Repeat all of the material below exactly as written, images excluded.
------ Dataset section
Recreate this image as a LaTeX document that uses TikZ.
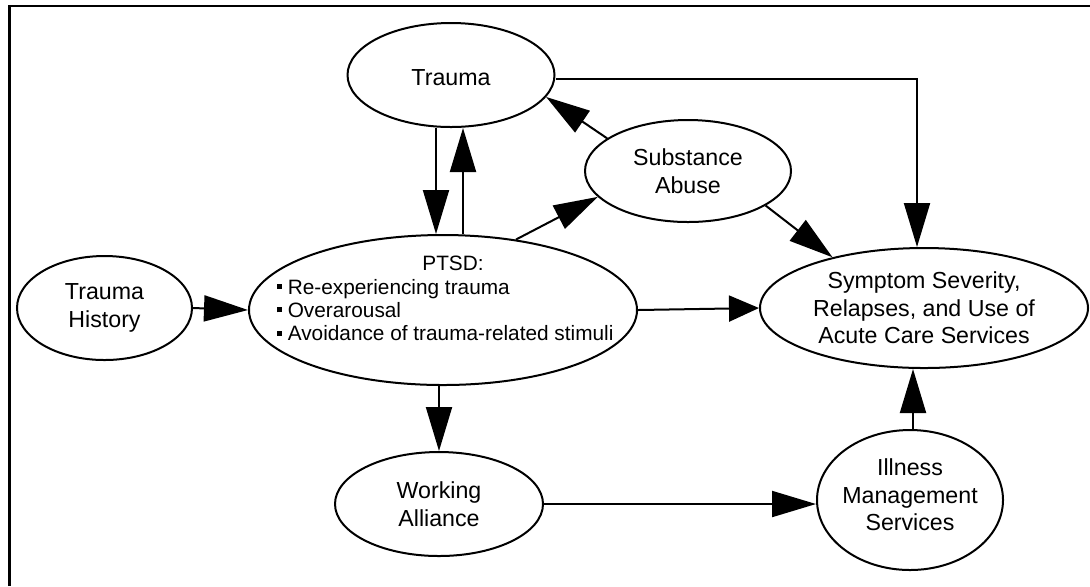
\documentclass[tikz,border=0pt]{standalone}
\usepackage{fontspec}
\setmainfont{Liberation Sans}
\usetikzlibrary{arrows.meta,shapes.geometric}
\newcommand{\sqbul}{\rule[2.6pt]{2.4pt}{2.4pt}\hspace{2.8pt}}
\begin{document}
\begin{tikzpicture}[x=0.5pt,y=-0.5pt,
  ell/.style={draw,ellipse,line width=1pt,inner sep=0pt},
  lbl/.style={align=center,inner sep=0pt,font=\fontsize{11.6}{13.75}\selectfont},
  small/.style={inner sep=0pt,font=\fontsize{10.4}{11.65}\selectfont},
  arr/.style={line width=1pt,-{Triangle[length=22pt,width=13pt]}},
  shortarr/.style={line width=1pt,-{Triangle[length=15pt,width=13pt]}}]
\useasboundingbox (0,0) rectangle (1090,586);
% frame
\draw[line width=1.3pt] (9.5,586) -- (9.5,6) -- (1090,6);
% ellipses
\node[ell,minimum width=103.5pt,minimum height=52pt] (trauma) at (451,75) {};
\node[ell,minimum width=103pt,minimum height=51pt] (sub) at (688,171) {};
\node[ell,minimum width=87.5pt,minimum height=52pt] (th) at (104.5,308) {};
\node[ell,minimum width=194pt,minimum height=75pt] (ptsd) at (443,310) {};
\node[ell,minimum width=164pt,minimum height=60pt] (sym) at (924,308) {};
\node[ell,minimum width=104pt,minimum height=52pt] (work) at (439,504) {};
\node[ell,minimum width=93pt,minimum height=70pt] (ill) at (910,500) {};
% labels
\node[lbl] (traumaL) at (451,78) {Trauma};
\node[lbl] (subL) at (688,171) {Substance\\Abuse};
\node[lbl] (thL) at (104.5,308) {Trauma\\History};
\node[lbl] (symL) at (924,308) {Symptom Severity,\\Relapses, and Use of\\Acute Care Services};
\node[lbl] (workL) at (439,504) {Working\\Alliance};
\node[lbl] (illL) at (910,495) {Illness\\Management\\Services};
\node[small] (ptsdT) at (453,263) {PTSD:};
\node[small,anchor=west,align=left] (ptsdL) at (277,310) {\sqbul Re-experiencing trauma\\\sqbul Overarousal\\\sqbul Avoidance of trauma-related stimuli};
% connectors
\draw[arr] ([xshift=-7.5pt]trauma.south) -- ([xshift=-7.5pt]trauma.south |- ptsd.north);
\draw[arr] ([xshift=6pt]trauma.south |- ptsd.north) -- ([xshift=6pt]trauma.south);
\draw[arr] (sub.158) -- (trauma.-13.5);
\draw[arr] (ptsd.44) -- (sub.196.5);
\draw[arr] (sub.-24) -- (sym.151.5);
\draw[arr] ([yshift=-2pt]trauma.east) -| ([xshift=-3.5pt]sym.north);
\draw[arr] (th.east) -- (ptsd.west);
\draw[shortarr] (ptsd.east) -- (sym.west);
\draw[arr] (ptsd.south -| work.north) -- (work.north);
\draw[arr] (work.east) -- (work.east -| ill.west);
\draw[arr] ([xshift=1.5pt]ill.north) -- ([xshift=1.5pt]ill.north |- sym.south);
\end{tikzpicture}
\end{document}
------------
# Result for this exercise
Recreate this image as a LaTeX document that uses TikZ.
\documentclass[tikz,border=0pt]{standalone}
\usepackage{fontspec}
\setmainfont{Liberation Sans}
\usetikzlibrary{arrows.meta,shapes.geometric}
\newcommand{\sqbul}{\rule[2.6pt]{2.4pt}{2.4pt}\hspace{2.8pt}}
\begin{document}
\begin{tikzpicture}[x=0.5pt,y=-0.5pt,
  ell/.style={draw,ellipse,line width=1pt,inner sep=0pt},
  lbl/.style={align=center,inner sep=0pt,font=\fontsize{11.6}{13.75}\selectfont},
  small/.style={inner sep=0pt,font=\fontsize{10.4}{11.65}\selectfont},
  arr/.style={line width=1pt,-{Triangle[length=22pt,width=13pt]}},
  shortarr/.style={line width=1pt,-{Triangle[length=15pt,width=13pt]}}]
\useasboundingbox (0,0) rectangle (1090,586);
% frame
\draw[line width=1.3pt] (9.5,586) -- (9.5,6) -- (1090,6);
% ellipses
\node[ell,minimum width=103.5pt,minimum height=52pt] (trauma) at (451,75) {};
\node[ell,minimum width=103pt,minimum height=51pt] (sub) at (688,171) {};
\node[ell,minimum width=87.5pt,minimum height=52pt] (th) at (104.5,308) {};
\node[ell,minimum width=194pt,minimum height=75pt] (ptsd) at (443,310) {};
\node[ell,minimum width=164pt,minimum height=60pt] (sym) at (924,308) {};
\node[ell,minimum width=104pt,minimum height=52pt] (work) at (439,504) {};
\node[ell,minimum width=93pt,minimum height=70pt] (ill) at (910,500) {};
% labels
\node[lbl] (traumaL) at (451,78) {Trauma};
\node[lbl] (subL) at (688,171) {Substance\\Abuse};
\node[lbl] (thL) at (104.5,308) {Trauma\\History};
\node[lbl] (symL) at (924,308) {Symptom Severity,\\Relapses, and Use of\\Acute Care Services};
\node[lbl] (workL) at (439,504) {Working\\Alliance};
\node[lbl] (illL) at (910,495) {Illness\\Management\\Services};
\node[small] (ptsdT) at (453,263) {PTSD:};
\node[small,anchor=west,align=left] (ptsdL) at (277,310) {\sqbul Re-experiencing trauma\\\sqbul Overarousal\\\sqbul Avoidance of trauma-related stimuli};
% connectors
\draw[arr] ([xshift=-7.5pt]trauma.south) -- ([xshift=-7.5pt]trauma.south |- ptsd.north);
\draw[arr] ([xshift=6pt]trauma.south |- ptsd.north) -- ([xshift=6pt]trauma.south);
\draw[arr] (sub.158) -- (trauma.-13.5);
\draw[arr] (ptsd.44) -- (sub.196.5);
\draw[arr] (sub.-24) -- (sym.151.5);
\draw[arr] ([yshift=-2pt]trauma.east) -| ([xshift=-3.5pt]sym.north);
\draw[arr] (th.east) -- (ptsd.west);
\draw[shortarr] (ptsd.east) -- (sym.west);
\draw[arr] (ptsd.south -| work.north) -- (work.north);
\draw[arr] (work.east) -- (work.east -| ill.west);
\draw[arr] ([xshift=1.5pt]ill.north) -- ([xshift=1.5pt]ill.north |- sym.south);
\end{tikzpicture}
\end{document}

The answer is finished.